*DATA SEGMENT:*
START

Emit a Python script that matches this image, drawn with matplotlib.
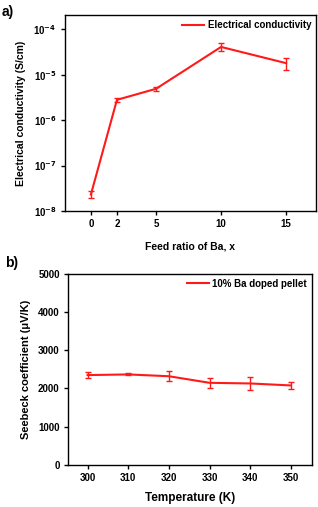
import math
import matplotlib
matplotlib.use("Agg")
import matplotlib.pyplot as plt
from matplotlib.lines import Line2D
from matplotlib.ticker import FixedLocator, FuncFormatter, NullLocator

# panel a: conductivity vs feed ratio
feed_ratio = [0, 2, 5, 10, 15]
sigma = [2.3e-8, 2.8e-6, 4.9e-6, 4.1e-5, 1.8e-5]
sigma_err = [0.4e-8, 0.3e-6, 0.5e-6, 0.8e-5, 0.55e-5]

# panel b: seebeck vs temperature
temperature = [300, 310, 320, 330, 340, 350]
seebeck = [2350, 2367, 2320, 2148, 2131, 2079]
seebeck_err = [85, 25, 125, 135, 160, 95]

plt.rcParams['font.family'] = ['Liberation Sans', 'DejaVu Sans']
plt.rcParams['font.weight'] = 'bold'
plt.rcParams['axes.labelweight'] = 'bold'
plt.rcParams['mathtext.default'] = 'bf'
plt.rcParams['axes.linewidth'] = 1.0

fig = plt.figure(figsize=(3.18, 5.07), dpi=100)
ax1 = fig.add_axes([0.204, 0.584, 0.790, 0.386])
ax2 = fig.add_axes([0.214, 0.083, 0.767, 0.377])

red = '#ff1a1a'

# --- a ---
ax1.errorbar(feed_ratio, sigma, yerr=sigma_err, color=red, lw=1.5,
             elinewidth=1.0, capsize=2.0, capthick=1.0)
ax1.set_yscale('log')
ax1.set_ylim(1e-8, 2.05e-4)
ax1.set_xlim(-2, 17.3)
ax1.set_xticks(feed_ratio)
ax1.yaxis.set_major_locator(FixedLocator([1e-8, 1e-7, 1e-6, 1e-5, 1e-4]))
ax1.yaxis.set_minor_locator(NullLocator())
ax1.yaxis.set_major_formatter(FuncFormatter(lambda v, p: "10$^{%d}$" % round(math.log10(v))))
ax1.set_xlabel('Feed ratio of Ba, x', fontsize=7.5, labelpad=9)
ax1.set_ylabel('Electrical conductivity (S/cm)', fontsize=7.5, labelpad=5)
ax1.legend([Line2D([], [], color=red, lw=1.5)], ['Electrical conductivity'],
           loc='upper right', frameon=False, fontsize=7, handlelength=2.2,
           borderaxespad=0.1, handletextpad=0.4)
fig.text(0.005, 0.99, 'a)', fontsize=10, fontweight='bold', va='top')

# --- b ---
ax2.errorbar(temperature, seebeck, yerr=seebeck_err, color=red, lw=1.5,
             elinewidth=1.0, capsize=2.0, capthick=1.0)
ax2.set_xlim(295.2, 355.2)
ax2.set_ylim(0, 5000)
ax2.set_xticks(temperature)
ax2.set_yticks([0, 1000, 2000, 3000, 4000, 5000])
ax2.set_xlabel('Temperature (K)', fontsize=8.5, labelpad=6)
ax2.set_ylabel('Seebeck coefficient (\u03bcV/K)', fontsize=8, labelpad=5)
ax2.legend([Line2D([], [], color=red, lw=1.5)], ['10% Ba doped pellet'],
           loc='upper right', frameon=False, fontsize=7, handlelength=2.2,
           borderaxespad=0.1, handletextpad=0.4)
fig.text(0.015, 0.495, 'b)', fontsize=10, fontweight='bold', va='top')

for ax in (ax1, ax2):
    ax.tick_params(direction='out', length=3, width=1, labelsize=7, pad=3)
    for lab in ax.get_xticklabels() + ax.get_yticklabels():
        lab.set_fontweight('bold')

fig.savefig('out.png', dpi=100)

END

*TASK TO CARRY OUT:* Repeat the material above verbatim. Leave the pictures behind.

*CORRECT RESPONSE:*
Emit a Python script that matches this image, drawn with matplotlib.
import math
import matplotlib
matplotlib.use("Agg")
import matplotlib.pyplot as plt
from matplotlib.lines import Line2D
from matplotlib.ticker import FixedLocator, FuncFormatter, NullLocator

# panel a: conductivity vs feed ratio
feed_ratio = [0, 2, 5, 10, 15]
sigma = [2.3e-8, 2.8e-6, 4.9e-6, 4.1e-5, 1.8e-5]
sigma_err = [0.4e-8, 0.3e-6, 0.5e-6, 0.8e-5, 0.55e-5]

# panel b: seebeck vs temperature
temperature = [300, 310, 320, 330, 340, 350]
seebeck = [2350, 2367, 2320, 2148, 2131, 2079]
seebeck_err = [85, 25, 125, 135, 160, 95]

plt.rcParams['font.family'] = ['Liberation Sans', 'DejaVu Sans']
plt.rcParams['font.weight'] = 'bold'
plt.rcParams['axes.labelweight'] = 'bold'
plt.rcParams['mathtext.default'] = 'bf'
plt.rcParams['axes.linewidth'] = 1.0

fig = plt.figure(figsize=(3.18, 5.07), dpi=100)
ax1 = fig.add_axes([0.204, 0.584, 0.790, 0.386])
ax2 = fig.add_axes([0.214, 0.083, 0.767, 0.377])

red = '#ff1a1a'

# --- a ---
ax1.errorbar(feed_ratio, sigma, yerr=sigma_err, color=red, lw=1.5,
             elinewidth=1.0, capsize=2.0, capthick=1.0)
ax1.set_yscale('log')
ax1.set_ylim(1e-8, 2.05e-4)
ax1.set_xlim(-2, 17.3)
ax1.set_xticks(feed_ratio)
ax1.yaxis.set_major_locator(FixedLocator([1e-8, 1e-7, 1e-6, 1e-5, 1e-4]))
ax1.yaxis.set_minor_locator(NullLocator())
ax1.yaxis.set_major_formatter(FuncFormatter(lambda v, p: "10$^{%d}$" % round(math.log10(v))))
ax1.set_xlabel('Feed ratio of Ba, x', fontsize=7.5, labelpad=9)
ax1.set_ylabel('Electrical conductivity (S/cm)', fontsize=7.5, labelpad=5)
ax1.legend([Line2D([], [], color=red, lw=1.5)], ['Electrical conductivity'],
           loc='upper right', frameon=False, fontsize=7, handlelength=2.2,
           borderaxespad=0.1, handletextpad=0.4)
fig.text(0.005, 0.99, 'a)', fontsize=10, fontweight='bold', va='top')

# --- b ---
ax2.errorbar(temperature, seebeck, yerr=seebeck_err, color=red, lw=1.5,
             elinewidth=1.0, capsize=2.0, capthick=1.0)
ax2.set_xlim(295.2, 355.2)
ax2.set_ylim(0, 5000)
ax2.set_xticks(temperature)
ax2.set_yticks([0, 1000, 2000, 3000, 4000, 5000])
ax2.set_xlabel('Temperature (K)', fontsize=8.5, labelpad=6)
ax2.set_ylabel('Seebeck coefficient (\u03bcV/K)', fontsize=8, labelpad=5)
ax2.legend([Line2D([], [], color=red, lw=1.5)], ['10% Ba doped pellet'],
           loc='upper right', frameon=False, fontsize=7, handlelength=2.2,
           borderaxespad=0.1, handletextpad=0.4)
fig.text(0.015, 0.495, 'b)', fontsize=10, fontweight='bold', va='top')

for ax in (ax1, ax2):
    ax.tick_params(direction='out', length=3, width=1, labelsize=7, pad=3)
    for lab in ax.get_xticklabels() + ax.get_yticklabels():
        lab.set_fontweight('bold')

fig.savefig('out.png', dpi=100)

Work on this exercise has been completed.